◆ What you need to do: In the entries below, count every line containing "standalone". Return the number and nothing else.

(Charts and diagrams as code)
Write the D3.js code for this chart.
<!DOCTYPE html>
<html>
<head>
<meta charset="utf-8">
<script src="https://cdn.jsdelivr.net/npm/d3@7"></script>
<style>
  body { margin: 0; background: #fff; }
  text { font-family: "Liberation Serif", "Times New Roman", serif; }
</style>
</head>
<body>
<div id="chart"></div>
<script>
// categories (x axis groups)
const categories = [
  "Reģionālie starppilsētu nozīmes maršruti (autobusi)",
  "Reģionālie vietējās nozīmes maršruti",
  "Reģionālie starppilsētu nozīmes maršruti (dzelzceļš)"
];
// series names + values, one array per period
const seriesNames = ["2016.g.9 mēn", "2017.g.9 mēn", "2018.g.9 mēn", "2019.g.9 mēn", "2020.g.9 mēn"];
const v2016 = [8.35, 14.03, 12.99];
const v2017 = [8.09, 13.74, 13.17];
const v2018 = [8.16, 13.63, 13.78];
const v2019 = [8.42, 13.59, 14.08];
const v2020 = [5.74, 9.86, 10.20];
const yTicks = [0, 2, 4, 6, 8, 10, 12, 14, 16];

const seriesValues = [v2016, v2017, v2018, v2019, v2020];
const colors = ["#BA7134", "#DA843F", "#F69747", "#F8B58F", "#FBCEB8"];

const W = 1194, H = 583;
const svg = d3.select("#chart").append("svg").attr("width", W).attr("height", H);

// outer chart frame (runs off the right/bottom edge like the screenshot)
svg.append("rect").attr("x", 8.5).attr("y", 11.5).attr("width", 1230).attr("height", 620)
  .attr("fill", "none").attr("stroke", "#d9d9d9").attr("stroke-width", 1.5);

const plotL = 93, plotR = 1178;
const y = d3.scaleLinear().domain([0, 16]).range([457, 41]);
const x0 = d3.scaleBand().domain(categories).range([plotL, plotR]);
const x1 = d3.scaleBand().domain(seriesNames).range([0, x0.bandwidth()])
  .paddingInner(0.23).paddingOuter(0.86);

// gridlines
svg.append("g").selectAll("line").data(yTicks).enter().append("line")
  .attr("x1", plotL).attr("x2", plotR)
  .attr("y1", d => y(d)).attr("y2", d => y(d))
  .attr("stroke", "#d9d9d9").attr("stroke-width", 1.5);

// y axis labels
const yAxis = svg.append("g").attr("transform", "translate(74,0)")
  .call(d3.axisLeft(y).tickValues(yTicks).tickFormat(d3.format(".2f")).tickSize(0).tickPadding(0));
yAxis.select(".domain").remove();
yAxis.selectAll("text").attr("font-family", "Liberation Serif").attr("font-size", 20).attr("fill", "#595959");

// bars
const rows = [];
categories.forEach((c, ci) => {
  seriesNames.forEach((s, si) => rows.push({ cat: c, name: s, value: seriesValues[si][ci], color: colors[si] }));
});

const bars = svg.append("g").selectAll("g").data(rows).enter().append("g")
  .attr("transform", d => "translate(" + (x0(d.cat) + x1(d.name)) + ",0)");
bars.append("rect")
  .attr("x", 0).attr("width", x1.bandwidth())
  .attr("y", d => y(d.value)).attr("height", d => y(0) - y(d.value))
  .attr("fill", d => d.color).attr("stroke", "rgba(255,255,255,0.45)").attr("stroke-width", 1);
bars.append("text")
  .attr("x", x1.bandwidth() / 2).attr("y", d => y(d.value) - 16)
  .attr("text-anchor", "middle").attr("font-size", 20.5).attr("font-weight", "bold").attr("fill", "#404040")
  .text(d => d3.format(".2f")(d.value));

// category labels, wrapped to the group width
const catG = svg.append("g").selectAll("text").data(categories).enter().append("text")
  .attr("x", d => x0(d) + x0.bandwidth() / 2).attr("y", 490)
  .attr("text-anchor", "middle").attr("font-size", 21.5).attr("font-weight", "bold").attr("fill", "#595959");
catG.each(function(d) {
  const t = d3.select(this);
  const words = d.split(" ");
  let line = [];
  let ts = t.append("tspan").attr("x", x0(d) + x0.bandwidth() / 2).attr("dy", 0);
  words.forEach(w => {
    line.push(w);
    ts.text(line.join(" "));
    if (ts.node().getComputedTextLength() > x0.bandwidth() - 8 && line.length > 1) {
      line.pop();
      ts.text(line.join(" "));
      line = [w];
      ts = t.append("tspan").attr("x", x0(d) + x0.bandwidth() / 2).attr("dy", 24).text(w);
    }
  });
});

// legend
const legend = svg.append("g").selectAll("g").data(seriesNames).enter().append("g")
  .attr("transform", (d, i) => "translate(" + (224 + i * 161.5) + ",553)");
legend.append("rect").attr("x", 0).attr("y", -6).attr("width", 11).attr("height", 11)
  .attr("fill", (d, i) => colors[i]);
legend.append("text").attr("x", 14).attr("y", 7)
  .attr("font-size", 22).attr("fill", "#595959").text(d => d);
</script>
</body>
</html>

==

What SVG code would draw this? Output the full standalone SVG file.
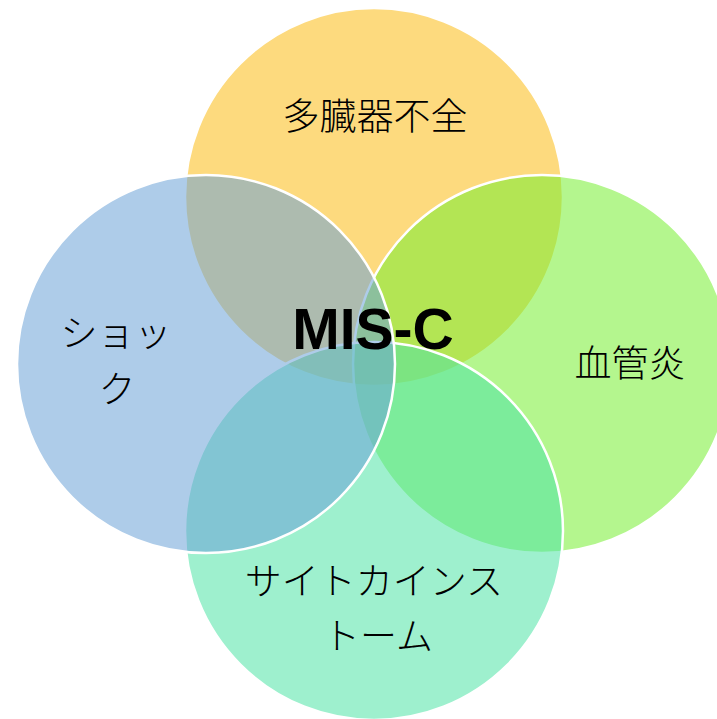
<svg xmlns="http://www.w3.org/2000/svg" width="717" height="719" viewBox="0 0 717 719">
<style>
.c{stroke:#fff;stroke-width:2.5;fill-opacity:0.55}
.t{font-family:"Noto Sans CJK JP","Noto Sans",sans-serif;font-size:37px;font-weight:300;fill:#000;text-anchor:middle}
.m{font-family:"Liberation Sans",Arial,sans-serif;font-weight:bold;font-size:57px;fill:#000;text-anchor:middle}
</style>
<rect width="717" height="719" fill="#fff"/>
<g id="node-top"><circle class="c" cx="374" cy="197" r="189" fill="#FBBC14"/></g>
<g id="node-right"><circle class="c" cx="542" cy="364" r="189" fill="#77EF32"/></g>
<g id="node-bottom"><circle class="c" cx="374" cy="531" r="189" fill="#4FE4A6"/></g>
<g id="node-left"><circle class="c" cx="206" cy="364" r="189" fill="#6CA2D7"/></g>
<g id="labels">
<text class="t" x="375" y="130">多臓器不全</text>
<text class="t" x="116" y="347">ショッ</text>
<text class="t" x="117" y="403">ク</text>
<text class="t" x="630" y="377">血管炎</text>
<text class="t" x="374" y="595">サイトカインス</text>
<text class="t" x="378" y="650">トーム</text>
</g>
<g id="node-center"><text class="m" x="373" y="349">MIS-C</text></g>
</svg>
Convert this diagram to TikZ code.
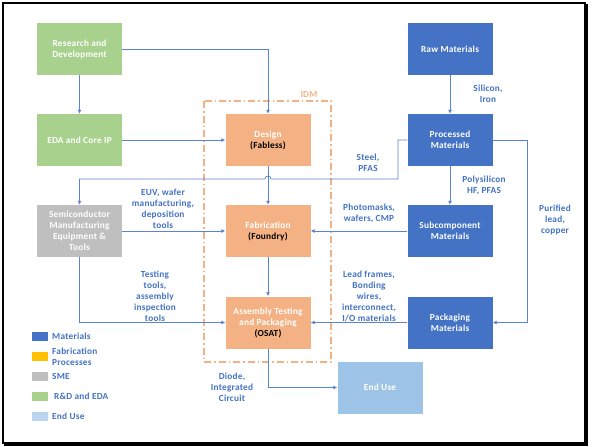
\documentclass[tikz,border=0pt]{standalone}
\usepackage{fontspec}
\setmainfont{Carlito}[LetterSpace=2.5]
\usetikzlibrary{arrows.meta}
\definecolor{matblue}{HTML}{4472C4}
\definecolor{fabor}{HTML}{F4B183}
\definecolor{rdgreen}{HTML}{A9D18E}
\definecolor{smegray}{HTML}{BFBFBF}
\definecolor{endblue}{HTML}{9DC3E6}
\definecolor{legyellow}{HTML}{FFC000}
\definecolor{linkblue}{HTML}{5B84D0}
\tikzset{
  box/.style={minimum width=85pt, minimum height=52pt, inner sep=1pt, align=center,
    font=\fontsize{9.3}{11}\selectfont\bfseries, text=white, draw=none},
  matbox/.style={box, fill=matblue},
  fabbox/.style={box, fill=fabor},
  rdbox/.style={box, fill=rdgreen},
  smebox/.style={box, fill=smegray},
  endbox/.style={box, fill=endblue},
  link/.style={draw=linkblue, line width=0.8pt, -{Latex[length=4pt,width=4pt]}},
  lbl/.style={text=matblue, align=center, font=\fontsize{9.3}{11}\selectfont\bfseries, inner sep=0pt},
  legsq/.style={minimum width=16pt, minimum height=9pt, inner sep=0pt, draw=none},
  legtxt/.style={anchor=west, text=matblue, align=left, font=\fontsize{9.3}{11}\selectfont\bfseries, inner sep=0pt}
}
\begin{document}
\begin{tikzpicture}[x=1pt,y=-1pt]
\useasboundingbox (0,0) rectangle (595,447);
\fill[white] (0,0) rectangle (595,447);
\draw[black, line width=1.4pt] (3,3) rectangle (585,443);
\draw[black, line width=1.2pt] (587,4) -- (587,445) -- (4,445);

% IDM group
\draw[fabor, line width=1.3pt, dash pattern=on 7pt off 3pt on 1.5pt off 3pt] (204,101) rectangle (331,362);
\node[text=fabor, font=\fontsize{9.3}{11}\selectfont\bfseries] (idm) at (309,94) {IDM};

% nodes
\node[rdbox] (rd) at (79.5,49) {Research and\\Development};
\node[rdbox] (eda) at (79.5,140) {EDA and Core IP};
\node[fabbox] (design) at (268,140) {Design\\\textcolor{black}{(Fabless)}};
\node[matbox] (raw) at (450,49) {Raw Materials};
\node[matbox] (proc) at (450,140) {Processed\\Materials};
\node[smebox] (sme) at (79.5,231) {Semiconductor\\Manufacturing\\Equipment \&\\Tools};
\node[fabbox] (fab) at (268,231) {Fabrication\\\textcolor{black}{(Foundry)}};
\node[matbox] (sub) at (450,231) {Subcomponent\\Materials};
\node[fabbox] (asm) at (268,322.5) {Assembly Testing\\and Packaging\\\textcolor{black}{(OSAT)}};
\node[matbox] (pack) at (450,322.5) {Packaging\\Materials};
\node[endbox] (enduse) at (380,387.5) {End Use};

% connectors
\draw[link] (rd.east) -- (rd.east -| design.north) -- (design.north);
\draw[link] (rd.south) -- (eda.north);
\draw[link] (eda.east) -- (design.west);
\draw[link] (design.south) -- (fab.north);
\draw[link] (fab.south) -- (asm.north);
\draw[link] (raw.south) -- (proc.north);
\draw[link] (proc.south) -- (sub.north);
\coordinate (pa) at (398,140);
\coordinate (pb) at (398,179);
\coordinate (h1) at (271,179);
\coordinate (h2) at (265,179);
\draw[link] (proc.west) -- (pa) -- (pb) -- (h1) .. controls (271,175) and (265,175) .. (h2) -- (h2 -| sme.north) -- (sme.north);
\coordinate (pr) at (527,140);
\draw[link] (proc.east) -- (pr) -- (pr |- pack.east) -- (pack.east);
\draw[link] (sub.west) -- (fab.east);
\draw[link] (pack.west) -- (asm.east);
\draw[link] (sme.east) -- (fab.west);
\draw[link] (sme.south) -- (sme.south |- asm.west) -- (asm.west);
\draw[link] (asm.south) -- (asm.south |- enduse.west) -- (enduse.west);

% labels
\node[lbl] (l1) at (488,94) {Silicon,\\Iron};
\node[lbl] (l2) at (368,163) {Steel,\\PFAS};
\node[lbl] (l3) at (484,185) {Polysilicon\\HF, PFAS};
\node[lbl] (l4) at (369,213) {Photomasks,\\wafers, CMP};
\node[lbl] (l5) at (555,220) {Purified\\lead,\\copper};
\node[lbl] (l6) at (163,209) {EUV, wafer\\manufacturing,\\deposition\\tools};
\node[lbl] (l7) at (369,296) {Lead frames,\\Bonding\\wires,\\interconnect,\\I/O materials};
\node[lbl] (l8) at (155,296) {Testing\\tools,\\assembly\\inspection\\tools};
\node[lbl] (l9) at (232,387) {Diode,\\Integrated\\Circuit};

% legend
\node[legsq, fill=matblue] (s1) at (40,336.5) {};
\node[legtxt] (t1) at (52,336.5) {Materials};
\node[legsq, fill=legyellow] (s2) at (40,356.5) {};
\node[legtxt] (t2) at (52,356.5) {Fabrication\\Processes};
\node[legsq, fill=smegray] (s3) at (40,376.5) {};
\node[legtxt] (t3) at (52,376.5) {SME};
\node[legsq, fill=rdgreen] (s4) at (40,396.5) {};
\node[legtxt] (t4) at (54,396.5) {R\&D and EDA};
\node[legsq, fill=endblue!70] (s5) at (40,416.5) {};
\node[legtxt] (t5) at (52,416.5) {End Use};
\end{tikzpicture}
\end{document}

◆ Solution to this exercise: 2